Exercise requirements:
Restate the data below word for word. Skip any images it contains.

Exercise inputs:
== == ==

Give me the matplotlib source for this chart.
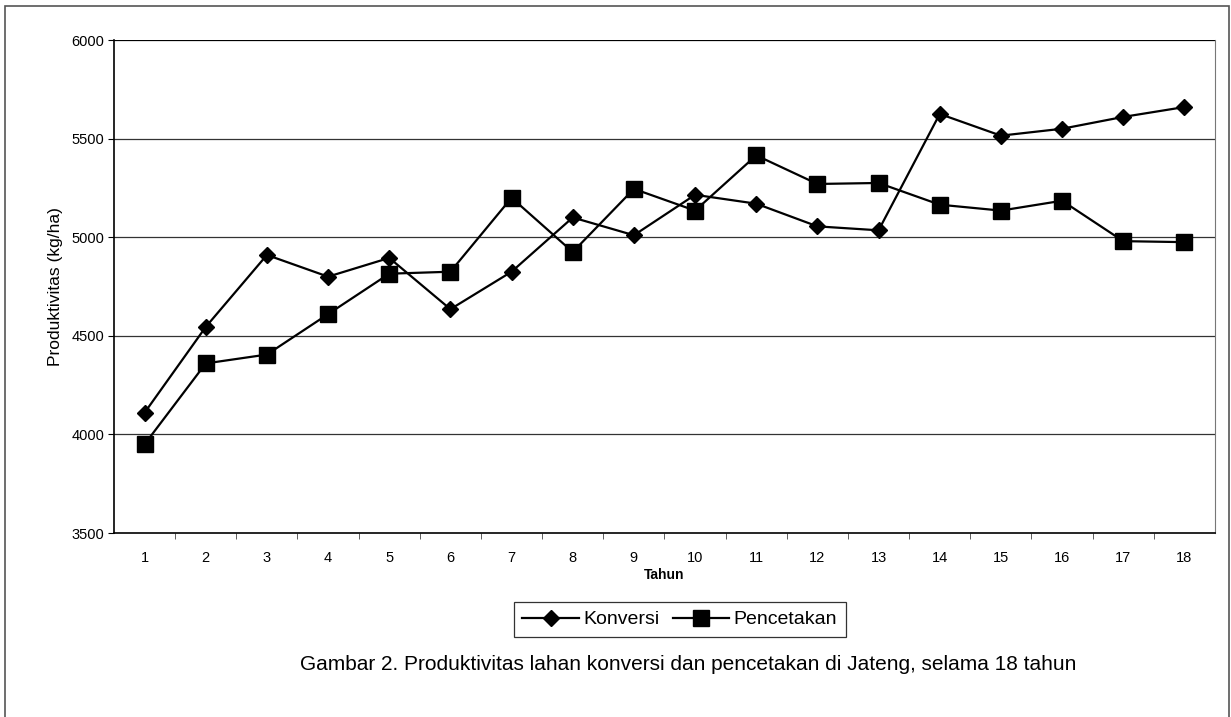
import matplotlib.pyplot as plt
from matplotlib.patches import Rectangle

plt.rcParams['font.family'] = ['Liberation Sans', 'DejaVu Sans']

tahun = list(range(1, 19))
konversi = [4110, 4545, 4910, 4800, 4895, 4635, 4825, 5100, 5010,
            5215, 5170, 5055, 5035, 5625, 5515, 5550, 5610, 5660]
pencetakan = [3950, 4360, 4405, 4610, 4815, 4825, 5200, 4925, 5245,
              5135, 5415, 5270, 5275, 5165, 5135, 5185, 4980, 4975]
y_ticks = [3500, 4000, 4500, 5000, 5500, 6000]

fig = plt.figure(figsize=(12.31, 7.17), dpi=100)
ax = fig.add_axes([0.0926, 0.2566, 0.8944, 0.6876])

# outer frame around the whole chart
fig.patches.append(Rectangle((5 / 1231, -0.01), 1224 / 1231, 1 - 6 / 717 + 0.01,
                             transform=fig.transFigure, fill=False,
                             edgecolor='#555555', linewidth=1.2))

ax.plot(tahun, konversi, color='black', linewidth=1.6, marker='D',
        markersize=8.5, label='Konversi', zorder=3)
ax.plot(tahun, pencetakan, color='black', linewidth=1.6, marker='s',
        markersize=11, label='Pencetakan', zorder=3)

ax.set_xlim(0.5, 18.5)
ax.set_ylim(3500, 6000)
ax.set_yticks(y_ticks)
ax.set_xticks(tahun)
ax.set_xticks([t + 0.5 for t in tahun[:-1]], minor=True)
ax.tick_params(axis='x', which='major', length=0, labelsize=10.5, pad=13)
ax.tick_params(axis='x', which='minor', length=4, direction='out', color='#444444')
ax.tick_params(axis='y', length=4, direction='out', labelsize=10.5, pad=3)

for v in y_ticks[1:]:
    ax.axhline(v, color='black' if v == 6000 else '#333333', linewidth=0.9, zorder=1)

ax.spines['top'].set_visible(False)
ax.spines['right'].set_color('#777777')
ax.spines['left'].set_linewidth(1.2)
ax.spines['bottom'].set_linewidth(1.2)

ax.set_xlabel('Tahun', fontsize=10, fontweight='bold', labelpad=2)
ax.set_ylabel('Produktivitas (kg/ha)', fontsize=12.5, labelpad=6)

leg = ax.legend(loc='upper center', bbox_to_anchor=(0.514, -0.14), ncol=2,
                fontsize=14, frameon=True, fancybox=False, edgecolor='black',
                handlelength=2.9, handletextpad=0.25, columnspacing=0.65,
                borderpad=0.45, borderaxespad=0)
leg.get_frame().set_linewidth(0.9)

fig.text(688 / 1231, 1 - 665 / 717,
         'Gambar 2. Produktivitas lahan konversi dan pencetakan di Jateng, selama 18 tahun',
         ha='center', va='center', fontsize=15)

fig.savefig('out.png', dpi=100)
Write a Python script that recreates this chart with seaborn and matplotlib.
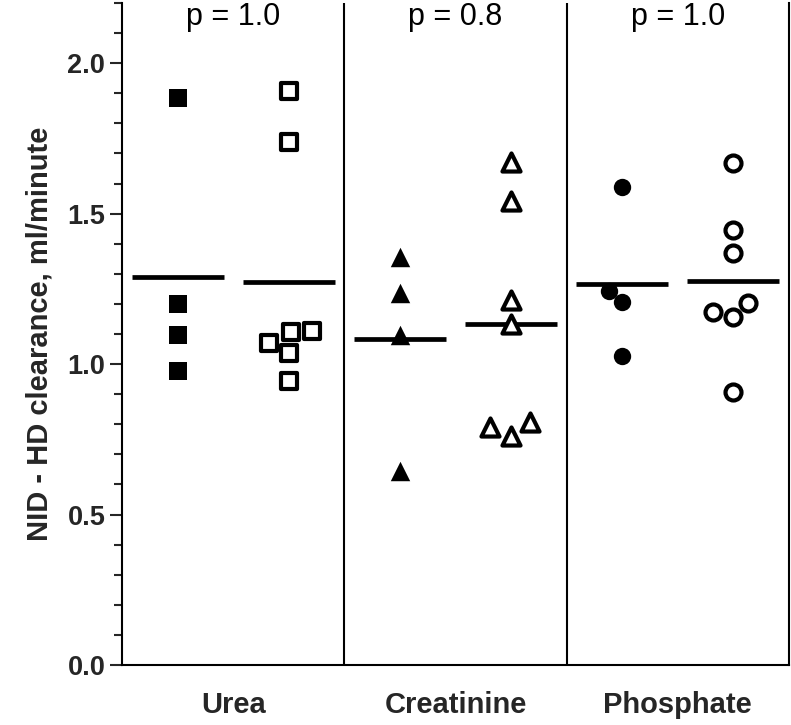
import pandas as pd
import matplotlib
matplotlib.use("Agg")
import matplotlib.pyplot as plt
import seaborn as sns
from matplotlib.ticker import MultipleLocator

# theme and fonts
sns.set_theme(style="ticks")
plt.rcParams['font.family'] = ['Liberation Sans', 'DejaVu Sans']

# data (NID - HD clearance, ml/minute)
analytes = ["Urea", "Creatinine", "Phosphate"]
p_values = ["p = 1.0", "p = 0.8", "p = 1.0"]

urea_filled = [1.884, 1.199, 1.096, 0.977]
urea_open = [1.907, 1.737, 1.110, 1.070, 1.037, 0.944, 1.106]
creat_filled = [1.355, 1.235, 1.096, 0.645]
creat_open = [1.673, 1.543, 1.213, 1.133, 0.806, 0.762, 0.792]
phos_filled = [1.587, 1.244, 1.205, 1.027]
phos_open = [1.669, 1.447, 1.368, 1.174, 1.157, 1.204, 0.908]

series = [
    ("Urea filled", urea_filled, "s", True),
    ("Urea open", urea_open, "s", False),
    ("Creatinine filled", creat_filled, "^", True),
    ("Creatinine open", creat_open, "^", False),
    ("Phosphate filled", phos_filled, "o", True),
    ("Phosphate open", phos_open, "o", False),
]
columns = [s[0] for s in series]

df = pd.DataFrame({
    "column": [name for name, vals, _, _ in series for _ in vals],
    "value": [v for _, vals, _, _ in series for v in vals],
})

fig = plt.figure(figsize=(7.91, 7.25), dpi=100)
ax = fig.add_axes([0.1542, 0.0828, 0.8432, 0.9131])

# points, one swarm per column
for name, vals, marker, filled in series:
    sub = df[df["column"] == name]
    size = {"s": 13, "^": 14, "o": 12.5}[marker]
    if filled:
        sns.swarmplot(data=sub, x="column", y="value", order=columns, ax=ax,
                      marker=marker, color="black", size=size, linewidth=0, zorder=3)
    else:
        sns.swarmplot(data=sub, x="column", y="value", order=columns, ax=ax,
                      marker=marker, color="white", edgecolor="black",
                      size=size - 1, linewidth=3, zorder=3)

# mean lines
sns.pointplot(data=df, x="column", y="value", order=columns, ax=ax,
              estimator="mean", errorbar=None, color="black",
              marker="_", markersize=66, markeredgewidth=3.4, linestyle="none")

# panel dividers
for xpos in [1.5, 3.5]:
    ax.axvline(xpos, color="black", linewidth=1.5, zorder=1)

ax.set_xlim(-0.5, 5.5)
ax.set_ylim(0, 2.2)
ax.yaxis.set_major_locator(MultipleLocator(0.5))
ax.yaxis.set_minor_locator(MultipleLocator(0.1))
ax.yaxis.set_major_formatter(matplotlib.ticker.FormatStrFormatter('%.1f'))

# analyte names centred under each panel
ax.set_xticks([0.5, 2.5, 4.5])
ax.set_xticklabels(analytes, fontsize=21, fontweight="bold")
ax.tick_params(axis="x", length=0, pad=19)
ax.tick_params(axis="y", which="major", length=9, width=1.5, labelsize=19.5, pad=3)
ax.tick_params(axis="y", which="minor", length=6, width=1.5)
for lab in ax.get_yticklabels():
    lab.set_fontweight("bold")

ax.set_xlabel("")
ax.set_ylabel("NID - HD clearance, ml/minute", fontsize=21, fontweight="bold", labelpad=10)

# p-values at top of each panel
for xpos, txt in zip([0.5, 2.5, 4.5], p_values):
    ax.text(xpos, 0.979, txt, transform=ax.get_xaxis_transform(),
            ha="center", va="center", fontsize=22, color="black")

ax.spines["top"].set_visible(False)
for side in ["left", "bottom", "right"]:
    ax.spines[side].set_linewidth(1.5)
    ax.spines[side].set_color("black")

fig.savefig("out.png", dpi=100)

== == ==

Solution to this task:
Give me the matplotlib source for this chart.
import matplotlib.pyplot as plt
from matplotlib.patches import Rectangle

plt.rcParams['font.family'] = ['Liberation Sans', 'DejaVu Sans']

tahun = list(range(1, 19))
konversi = [4110, 4545, 4910, 4800, 4895, 4635, 4825, 5100, 5010,
            5215, 5170, 5055, 5035, 5625, 5515, 5550, 5610, 5660]
pencetakan = [3950, 4360, 4405, 4610, 4815, 4825, 5200, 4925, 5245,
              5135, 5415, 5270, 5275, 5165, 5135, 5185, 4980, 4975]
y_ticks = [3500, 4000, 4500, 5000, 5500, 6000]

fig = plt.figure(figsize=(12.31, 7.17), dpi=100)
ax = fig.add_axes([0.0926, 0.2566, 0.8944, 0.6876])

# outer frame around the whole chart
fig.patches.append(Rectangle((5 / 1231, -0.01), 1224 / 1231, 1 - 6 / 717 + 0.01,
                             transform=fig.transFigure, fill=False,
                             edgecolor='#555555', linewidth=1.2))

ax.plot(tahun, konversi, color='black', linewidth=1.6, marker='D',
        markersize=8.5, label='Konversi', zorder=3)
ax.plot(tahun, pencetakan, color='black', linewidth=1.6, marker='s',
        markersize=11, label='Pencetakan', zorder=3)

ax.set_xlim(0.5, 18.5)
ax.set_ylim(3500, 6000)
ax.set_yticks(y_ticks)
ax.set_xticks(tahun)
ax.set_xticks([t + 0.5 for t in tahun[:-1]], minor=True)
ax.tick_params(axis='x', which='major', length=0, labelsize=10.5, pad=13)
ax.tick_params(axis='x', which='minor', length=4, direction='out', color='#444444')
ax.tick_params(axis='y', length=4, direction='out', labelsize=10.5, pad=3)

for v in y_ticks[1:]:
    ax.axhline(v, color='black' if v == 6000 else '#333333', linewidth=0.9, zorder=1)

ax.spines['top'].set_visible(False)
ax.spines['right'].set_color('#777777')
ax.spines['left'].set_linewidth(1.2)
ax.spines['bottom'].set_linewidth(1.2)

ax.set_xlabel('Tahun', fontsize=10, fontweight='bold', labelpad=2)
ax.set_ylabel('Produktivitas (kg/ha)', fontsize=12.5, labelpad=6)

leg = ax.legend(loc='upper center', bbox_to_anchor=(0.514, -0.14), ncol=2,
                fontsize=14, frameon=True, fancybox=False, edgecolor='black',
                handlelength=2.9, handletextpad=0.25, columnspacing=0.65,
                borderpad=0.45, borderaxespad=0)
leg.get_frame().set_linewidth(0.9)

fig.text(688 / 1231, 1 - 665 / 717,
         'Gambar 2. Produktivitas lahan konversi dan pencetakan di Jateng, selama 18 tahun',
         ha='center', va='center', fontsize=15)

fig.savefig('out.png', dpi=100)
Write a Python script that recreates this chart with seaborn and matplotlib.
import pandas as pd
import matplotlib
matplotlib.use("Agg")
import matplotlib.pyplot as plt
import seaborn as sns
from matplotlib.ticker import MultipleLocator

# theme and fonts
sns.set_theme(style="ticks")
plt.rcParams['font.family'] = ['Liberation Sans', 'DejaVu Sans']

# data (NID - HD clearance, ml/minute)
analytes = ["Urea", "Creatinine", "Phosphate"]
p_values = ["p = 1.0", "p = 0.8", "p = 1.0"]

urea_filled = [1.884, 1.199, 1.096, 0.977]
urea_open = [1.907, 1.737, 1.110, 1.070, 1.037, 0.944, 1.106]
creat_filled = [1.355, 1.235, 1.096, 0.645]
creat_open = [1.673, 1.543, 1.213, 1.133, 0.806, 0.762, 0.792]
phos_filled = [1.587, 1.244, 1.205, 1.027]
phos_open = [1.669, 1.447, 1.368, 1.174, 1.157, 1.204, 0.908]

series = [
    ("Urea filled", urea_filled, "s", True),
    ("Urea open", urea_open, "s", False),
    ("Creatinine filled", creat_filled, "^", True),
    ("Creatinine open", creat_open, "^", False),
    ("Phosphate filled", phos_filled, "o", True),
    ("Phosphate open", phos_open, "o", False),
]
columns = [s[0] for s in series]

df = pd.DataFrame({
    "column": [name for name, vals, _, _ in series for _ in vals],
    "value": [v for _, vals, _, _ in series for v in vals],
})

fig = plt.figure(figsize=(7.91, 7.25), dpi=100)
ax = fig.add_axes([0.1542, 0.0828, 0.8432, 0.9131])

# points, one swarm per column
for name, vals, marker, filled in series:
    sub = df[df["column"] == name]
    size = {"s": 13, "^": 14, "o": 12.5}[marker]
    if filled:
        sns.swarmplot(data=sub, x="column", y="value", order=columns, ax=ax,
                      marker=marker, color="black", size=size, linewidth=0, zorder=3)
    else:
        sns.swarmplot(data=sub, x="column", y="value", order=columns, ax=ax,
                      marker=marker, color="white", edgecolor="black",
                      size=size - 1, linewidth=3, zorder=3)

# mean lines
sns.pointplot(data=df, x="column", y="value", order=columns, ax=ax,
              estimator="mean", errorbar=None, color="black",
              marker="_", markersize=66, markeredgewidth=3.4, linestyle="none")

# panel dividers
for xpos in [1.5, 3.5]:
    ax.axvline(xpos, color="black", linewidth=1.5, zorder=1)

ax.set_xlim(-0.5, 5.5)
ax.set_ylim(0, 2.2)
ax.yaxis.set_major_locator(MultipleLocator(0.5))
ax.yaxis.set_minor_locator(MultipleLocator(0.1))
ax.yaxis.set_major_formatter(matplotlib.ticker.FormatStrFormatter('%.1f'))

# analyte names centred under each panel
ax.set_xticks([0.5, 2.5, 4.5])
ax.set_xticklabels(analytes, fontsize=21, fontweight="bold")
ax.tick_params(axis="x", length=0, pad=19)
ax.tick_params(axis="y", which="major", length=9, width=1.5, labelsize=19.5, pad=3)
ax.tick_params(axis="y", which="minor", length=6, width=1.5)
for lab in ax.get_yticklabels():
    lab.set_fontweight("bold")

ax.set_xlabel("")
ax.set_ylabel("NID - HD clearance, ml/minute", fontsize=21, fontweight="bold", labelpad=10)

# p-values at top of each panel
for xpos, txt in zip([0.5, 2.5, 4.5], p_values):
    ax.text(xpos, 0.979, txt, transform=ax.get_xaxis_transform(),
            ha="center", va="center", fontsize=22, color="black")

ax.spines["top"].set_visible(False)
for side in ["left", "bottom", "right"]:
    ax.spines[side].set_linewidth(1.5)
    ax.spines[side].set_color("black")

fig.savefig("out.png", dpi=100)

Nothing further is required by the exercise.